Read more: Solar flare disrupts communications in Africa and Middle East, like flare which downed SpaceX satellites in February

But the experts are hopeful that major disruptions aren’t on the horizon during this solar maximum.

“Satellites can be damaged when their surfaces are charged up,” Duldig explains. “In a very bad storm, you might lose one or two satellites, out of the hundreds that are up there. You could be unlucky that could affect communication. But things are well mitigated these days, so it would have to be a very large storm and I don’t know that we’ll have that many.”

“The most vulnerable satellites are probably the geostationary ones that can be exposed directly to the solar wind,” says solar astrophysicist at the University of Sydney, Mike Wheatland. “There’s a stronger dependence on satellite infrastructure nowadays. But I think there’s some redundancy there.”

“Hopefully,” Graham adds, “the main impact in 2024/25 is just that those close to the poles notice more aurora in the night sky.”

Forecasting space weather

A major challenge when trying to predict solar storms is the complex nature of following volatility in our solar system’s central star.
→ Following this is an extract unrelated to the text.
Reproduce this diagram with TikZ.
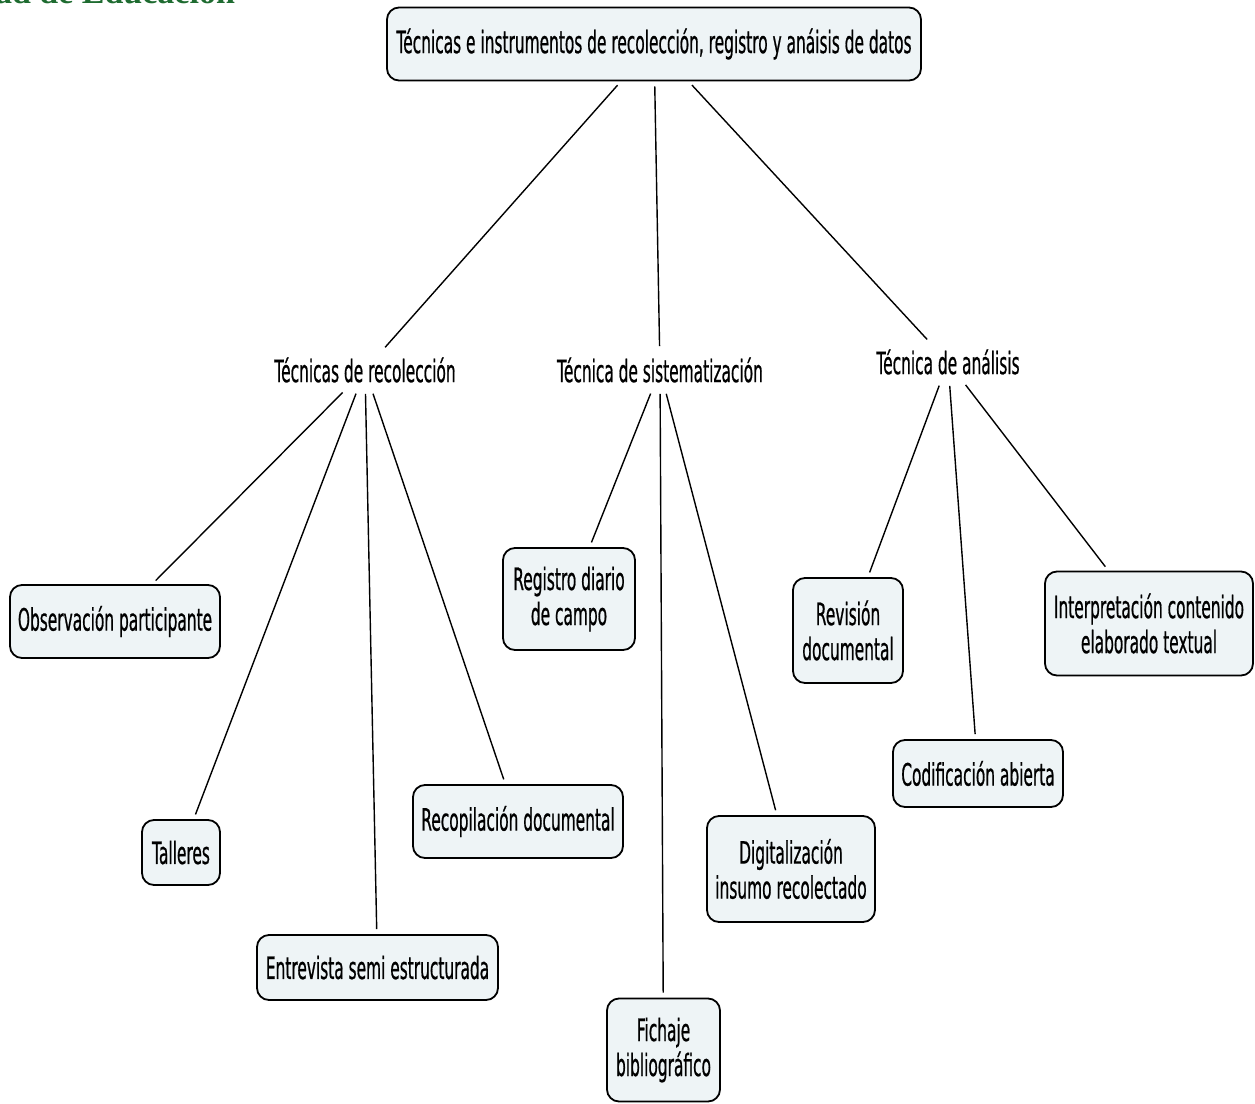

“Solar storm prediction and real-time warning services are valuable,” Graham says. “They allow time (hours) for preventative measures, such as placing electronic equipment in safe mode, moving astronauts into the more protected part of their craft, temporarily shutting off power grids not yet equipped to handle the incoming electrical surge.”

Red sun with solar flare coming from middle
An M5.6-class solar flare ejecting from the Sun on 24 August, 2015. Credit: NASA/SDO.

But more time would make preparing for solar storms much easier and safer.

“We don’t really have much forecasting capability,” Schunker remarks. “We can observe a coronal mass ejection of the Sun in near real-time from observations of the sun. But we can’t predict how fast it’s moving or in which direction. If it is directed towards the Earth, we detect it at satellites. This gives us about an hour’s warning. Ideally, you would like a longer warning – 12 hours or a day.”

How can we possibly hope to ride the storm if the Sun were to send particularly strong solar winds our way?

Knowledge is solar power

The key is to observe the Sun and better understand the processes that lead to solar activity develop better predictions.

“The whole thing is driven by the sun’s magnetic field,” Schunker says. “Number one, you need to understand the sun’s magnetic field. Number two, you have to understand how it propagates in the solar wind: how fast it’s going and in which direction. The third thing you need to understand is how it’s going to interact with the Earth’s magnetosphere when it arrives.”

“The mission that has returned the greatest benefits is the Solar Dynamics Observatory that has been observing the sun continuously since 2010,” Wheatland says.

Meanwhile, the next generation of solar missions is already underway to deepen our understanding of our solar system’s central star.

“The Parker Solar Probe is at the Sun now, providing data to help scientists better understand the Sun and in turn provide better/earlier predictions of dangerous solar flares,” Graham adds.

“There is a risk from the sun in terms of big space weather storm that could cause damage at the Earth, satellite infrastructure, etcetera,” Wheatland notes. “I don’t think it’s something to keep people up at night.”